Emmanuel Macron s’est aussi posé comme seul rempart face à l’extrême-droite. Contre le « grand rabougrissement », il a brandi les valeurs de la France, de l’Europe. Pas celles de Valeurs actuelles, « un très bon journal », selon ses dires, chez qui il a été prompt à donner une interview-fleuve en octobre 2019, comme bon nombre des membres de son gouvernement.

On l’aura compris, dans son esprit le second tour doit se jouer entre lui et Marine Le Pen (RN), « l’héritière de ceux qui ont combattu le général de Gaulle ». Mais quelques unes de saillies étaient aussi adressées à Jean-Luc Mélenchon (LFI) qui remonte dans les sondages. Sans le nommer, Emmanuel Macron accuse le candidat de la France insoumise de verser « dans le communautarisme » et d’encourager « les mouvements indigénistes ». Des mots qu’on pourrait retrouver sans peine dans le discours de la droite extrême.

Sa justification sur Mckinsey est très faible.

Une fois son discours terminé, l’Arena désemplit rapidement. Reste ses supporters. Jennifer, une enseignante de 30 ans s’extasie : « C’était monumental ! Il n’a fait qu’un seul meeting mais il a fait le bon ! ». Pierre qui est venu spécialement du Tarn est ravi par cette « belle démonstration de force ». Il repart avec « des arguments et de l’énergie », pour tracter sur le marché de Lisle-sur-Tarn demain.

Mais plus loin, un groupe de trois trentenaires se montrent bien plus critiques. « Il n’a développé aucun sujet et sa justification sur Mckinsey est très faible », regrette Lucas qui travaille dans l’événementiel.

Le président a en effet balayé d’un revers de main les révélations sur les millions d’euros d’argent public déversés à des cabinets de conseil durant son mandat.

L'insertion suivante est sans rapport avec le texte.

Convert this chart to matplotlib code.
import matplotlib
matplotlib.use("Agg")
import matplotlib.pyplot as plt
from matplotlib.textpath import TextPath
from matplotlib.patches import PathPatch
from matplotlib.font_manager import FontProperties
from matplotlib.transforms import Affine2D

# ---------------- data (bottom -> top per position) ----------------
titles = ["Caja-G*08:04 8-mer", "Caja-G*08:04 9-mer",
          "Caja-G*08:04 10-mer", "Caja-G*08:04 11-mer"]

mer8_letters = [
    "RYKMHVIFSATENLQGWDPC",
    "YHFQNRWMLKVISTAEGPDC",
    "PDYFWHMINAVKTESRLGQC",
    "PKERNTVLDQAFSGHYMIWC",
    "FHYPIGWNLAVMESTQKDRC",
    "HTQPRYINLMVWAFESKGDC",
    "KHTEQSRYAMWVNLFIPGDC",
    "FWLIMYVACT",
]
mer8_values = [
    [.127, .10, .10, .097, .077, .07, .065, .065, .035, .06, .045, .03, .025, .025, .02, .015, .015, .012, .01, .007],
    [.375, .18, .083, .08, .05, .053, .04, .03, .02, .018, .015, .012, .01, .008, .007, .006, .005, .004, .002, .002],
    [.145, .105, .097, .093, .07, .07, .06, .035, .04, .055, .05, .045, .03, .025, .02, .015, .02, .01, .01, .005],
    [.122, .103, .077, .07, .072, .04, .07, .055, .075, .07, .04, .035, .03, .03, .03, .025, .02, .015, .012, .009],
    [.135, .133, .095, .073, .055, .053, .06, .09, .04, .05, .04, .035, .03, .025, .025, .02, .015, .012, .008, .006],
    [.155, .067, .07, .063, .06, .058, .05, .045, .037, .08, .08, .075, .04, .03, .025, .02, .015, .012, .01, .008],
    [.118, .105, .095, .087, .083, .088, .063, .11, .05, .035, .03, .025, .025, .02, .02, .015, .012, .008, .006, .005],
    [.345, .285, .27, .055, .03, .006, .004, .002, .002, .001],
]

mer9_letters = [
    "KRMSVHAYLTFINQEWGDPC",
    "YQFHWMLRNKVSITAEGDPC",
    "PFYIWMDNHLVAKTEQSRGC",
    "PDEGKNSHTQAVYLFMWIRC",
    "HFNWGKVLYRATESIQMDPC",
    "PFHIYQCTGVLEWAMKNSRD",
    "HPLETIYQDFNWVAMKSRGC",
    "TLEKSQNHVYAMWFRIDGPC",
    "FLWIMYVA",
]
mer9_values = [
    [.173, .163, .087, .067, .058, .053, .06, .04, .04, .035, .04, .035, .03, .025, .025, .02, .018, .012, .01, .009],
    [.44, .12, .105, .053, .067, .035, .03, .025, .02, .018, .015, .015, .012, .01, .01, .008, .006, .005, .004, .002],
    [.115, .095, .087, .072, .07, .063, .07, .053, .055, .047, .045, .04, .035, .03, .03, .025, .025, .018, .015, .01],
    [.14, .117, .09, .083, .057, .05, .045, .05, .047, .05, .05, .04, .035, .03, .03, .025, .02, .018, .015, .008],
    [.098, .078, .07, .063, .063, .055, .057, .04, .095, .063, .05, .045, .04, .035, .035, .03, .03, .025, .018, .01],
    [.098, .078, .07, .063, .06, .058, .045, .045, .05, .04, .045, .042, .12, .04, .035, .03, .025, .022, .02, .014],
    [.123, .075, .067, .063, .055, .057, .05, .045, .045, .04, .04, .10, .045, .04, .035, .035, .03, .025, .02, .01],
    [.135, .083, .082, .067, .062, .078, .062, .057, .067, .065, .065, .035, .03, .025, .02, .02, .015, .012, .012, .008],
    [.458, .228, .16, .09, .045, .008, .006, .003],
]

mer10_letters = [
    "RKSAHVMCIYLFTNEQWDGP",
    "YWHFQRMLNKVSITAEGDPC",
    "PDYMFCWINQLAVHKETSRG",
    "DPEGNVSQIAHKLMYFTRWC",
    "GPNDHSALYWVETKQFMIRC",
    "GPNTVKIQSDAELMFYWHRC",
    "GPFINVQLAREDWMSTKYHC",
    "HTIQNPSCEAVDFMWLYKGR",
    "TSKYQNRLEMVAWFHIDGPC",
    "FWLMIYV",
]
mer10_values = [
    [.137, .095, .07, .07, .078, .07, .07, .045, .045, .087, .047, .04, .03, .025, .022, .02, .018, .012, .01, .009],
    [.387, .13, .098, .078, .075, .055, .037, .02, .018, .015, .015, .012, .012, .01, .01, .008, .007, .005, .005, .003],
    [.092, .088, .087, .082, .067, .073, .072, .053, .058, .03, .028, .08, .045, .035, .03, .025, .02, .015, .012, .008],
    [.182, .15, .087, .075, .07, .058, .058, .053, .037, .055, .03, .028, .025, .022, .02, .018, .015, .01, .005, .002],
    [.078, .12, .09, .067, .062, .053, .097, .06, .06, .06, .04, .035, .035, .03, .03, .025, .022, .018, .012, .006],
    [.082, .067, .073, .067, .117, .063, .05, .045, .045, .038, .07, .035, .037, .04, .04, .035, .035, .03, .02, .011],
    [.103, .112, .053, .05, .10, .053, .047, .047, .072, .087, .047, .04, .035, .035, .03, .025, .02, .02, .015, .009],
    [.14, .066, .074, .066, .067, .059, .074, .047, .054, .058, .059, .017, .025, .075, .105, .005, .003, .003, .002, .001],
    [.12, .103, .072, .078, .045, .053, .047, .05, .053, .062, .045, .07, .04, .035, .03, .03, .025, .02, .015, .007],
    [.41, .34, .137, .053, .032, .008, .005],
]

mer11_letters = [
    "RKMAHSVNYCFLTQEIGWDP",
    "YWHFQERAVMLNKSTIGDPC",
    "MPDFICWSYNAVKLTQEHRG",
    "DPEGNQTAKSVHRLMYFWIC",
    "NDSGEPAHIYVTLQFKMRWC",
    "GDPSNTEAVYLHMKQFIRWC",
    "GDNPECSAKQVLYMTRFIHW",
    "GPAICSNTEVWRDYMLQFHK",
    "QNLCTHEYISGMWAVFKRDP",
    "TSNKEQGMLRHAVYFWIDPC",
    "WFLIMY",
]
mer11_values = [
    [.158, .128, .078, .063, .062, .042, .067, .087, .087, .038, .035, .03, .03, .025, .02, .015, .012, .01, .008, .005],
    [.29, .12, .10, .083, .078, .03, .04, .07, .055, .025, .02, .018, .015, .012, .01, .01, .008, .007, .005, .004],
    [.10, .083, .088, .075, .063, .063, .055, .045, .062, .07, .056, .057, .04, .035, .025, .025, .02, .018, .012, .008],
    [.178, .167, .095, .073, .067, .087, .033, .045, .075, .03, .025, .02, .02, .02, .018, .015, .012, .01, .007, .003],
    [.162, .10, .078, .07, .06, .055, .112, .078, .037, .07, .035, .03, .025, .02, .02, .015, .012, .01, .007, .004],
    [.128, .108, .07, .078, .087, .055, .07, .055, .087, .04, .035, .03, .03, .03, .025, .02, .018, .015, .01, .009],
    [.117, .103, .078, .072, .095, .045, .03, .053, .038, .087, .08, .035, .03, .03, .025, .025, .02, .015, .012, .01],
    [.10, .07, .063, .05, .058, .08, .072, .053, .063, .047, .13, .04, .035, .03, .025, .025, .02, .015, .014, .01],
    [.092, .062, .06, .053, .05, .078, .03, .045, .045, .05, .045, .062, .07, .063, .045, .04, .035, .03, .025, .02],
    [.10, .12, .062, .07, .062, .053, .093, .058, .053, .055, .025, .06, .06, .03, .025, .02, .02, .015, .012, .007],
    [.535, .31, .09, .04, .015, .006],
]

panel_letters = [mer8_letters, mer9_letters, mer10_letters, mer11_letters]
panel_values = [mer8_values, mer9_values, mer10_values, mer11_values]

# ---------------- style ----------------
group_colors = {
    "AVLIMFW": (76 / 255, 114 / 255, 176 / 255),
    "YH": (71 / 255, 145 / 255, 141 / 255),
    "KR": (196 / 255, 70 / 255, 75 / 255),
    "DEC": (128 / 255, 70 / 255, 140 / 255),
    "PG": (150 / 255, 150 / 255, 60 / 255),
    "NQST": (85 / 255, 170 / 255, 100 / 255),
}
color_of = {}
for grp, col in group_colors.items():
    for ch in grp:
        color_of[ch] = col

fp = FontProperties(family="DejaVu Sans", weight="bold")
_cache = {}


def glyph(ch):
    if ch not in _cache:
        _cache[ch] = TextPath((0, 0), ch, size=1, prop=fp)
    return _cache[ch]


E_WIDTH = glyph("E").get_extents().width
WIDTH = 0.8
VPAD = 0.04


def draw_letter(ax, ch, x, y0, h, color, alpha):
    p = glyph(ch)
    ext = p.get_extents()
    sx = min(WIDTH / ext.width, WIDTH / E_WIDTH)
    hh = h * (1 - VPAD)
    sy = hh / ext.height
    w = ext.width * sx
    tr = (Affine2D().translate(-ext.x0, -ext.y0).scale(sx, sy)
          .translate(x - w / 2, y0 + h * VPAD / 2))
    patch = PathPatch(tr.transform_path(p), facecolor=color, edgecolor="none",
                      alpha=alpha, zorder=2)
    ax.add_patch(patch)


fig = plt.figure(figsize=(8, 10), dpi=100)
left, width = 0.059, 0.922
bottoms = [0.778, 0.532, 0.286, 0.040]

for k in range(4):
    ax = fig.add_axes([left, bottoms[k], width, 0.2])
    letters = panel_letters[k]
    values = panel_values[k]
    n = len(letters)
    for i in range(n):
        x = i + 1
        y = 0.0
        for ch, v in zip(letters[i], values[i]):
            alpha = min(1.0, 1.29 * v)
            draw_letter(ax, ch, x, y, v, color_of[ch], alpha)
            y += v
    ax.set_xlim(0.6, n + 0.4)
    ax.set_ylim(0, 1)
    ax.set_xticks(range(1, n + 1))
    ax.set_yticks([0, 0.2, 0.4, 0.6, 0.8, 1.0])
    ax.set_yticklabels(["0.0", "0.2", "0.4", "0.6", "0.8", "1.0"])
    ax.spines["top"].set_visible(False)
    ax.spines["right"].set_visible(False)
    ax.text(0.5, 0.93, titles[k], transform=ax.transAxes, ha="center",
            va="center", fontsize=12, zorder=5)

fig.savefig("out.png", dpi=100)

Pour ces trois sympathisants, Macron a fait le service minimum. « Si j’avais ramené quelqu’un qui n’était pas convaincu, il l’aurait été après coup », croit Lucas. Pour autant, ces trois-là comptent voter pour Emmanuel Macron dès le premier tour « par défaut ». Sans doute le meilleur résumé d’un meeting qui ne restera pas dans les annales.